Yes, this turns the argument into a string.

kpw accepted this revision.May 14 2018, 8:39 AM
kpw added inline comments.
compiler-rt/lib/xray/tests/unit/function_call_trie_test.cc
140–142

Thanks for the detailed response. I agree with all of your points except for the that CLT is the right choice for latency histograms.

Responding to your points in turn:

  1. Yes, CLT and CTT properties can be derived from the other.
  2. Overflow is less likely with CLT. I haven't done the math for a typical CPU to approximate the risk for a 32 bit uint.
  3. For either CLT or CTT, the "higher up" exit is handled the same way: as if there were simultaneous exits for all the functions until the matching function id.

And finally, latency histograms of CTT can't be used to derive CLT and vice-versa. This is where we actually have to make a choice between the two or compute both.

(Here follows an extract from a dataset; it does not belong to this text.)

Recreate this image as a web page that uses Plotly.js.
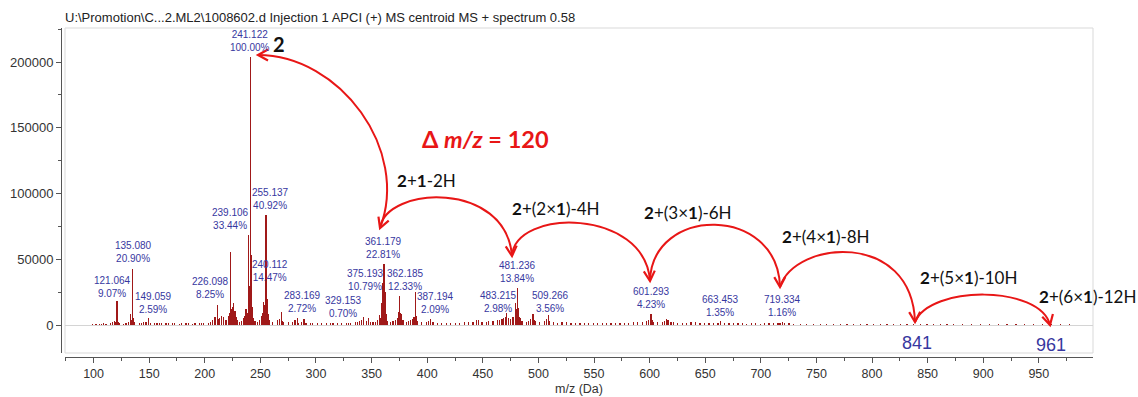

Imagine a function "processRpc(const MyRequest&, MyResponse*)". When I want to know the 95th percentile of its latency, I am interested in CTT, not CLT. All the time spent in lower levels of the stack affects the observed latency. Callers care about how long the function blocks their execution. The person trying to optimize a function may care about CLT when choosing which code path to target.

Let's cross this bridge when we add histograms.

compiler-rt/lib/xray/xray_function_call_trie.h
336–337

You should update the comment to say that the operation should not be called with a non-empty destination. You've tightened the contract.

380

I'm curious how this will work for the data collector service ensuring that function traces won't interfere with flushing.

This revision is now accepted and ready to land.May 14 2018, 8:39 AM
dberris updated this revision to Diff 146723.May 14 2018, 5:26 PM
dberris marked 2 inline comments as done.
  • fixup: Address comments by kpw@
  • fixup: Rename flags to remove xray_profiling_ prefix.
compiler-rt/lib/xray/tests/unit/function_call_trie_test.cc
140–142

And finally, latency histograms of CTT can't be used to derive CLT and vice-versa. This is where we actually have to make a choice between the two or compute both.

Yes!

Let's cross this bridge when we add histograms.

Agreed.

Thanks!

compiler-rt/lib/xray/xray_function_call_trie.h
380

Yeah, Part 3 actually does external synchronisation to ensure that when posting, we're making a copy and merging to a global. There's some interesting work happening there, but not as interesting as the stuff we're doing here. ;)

This revision was automatically updated to reflect the committed changes.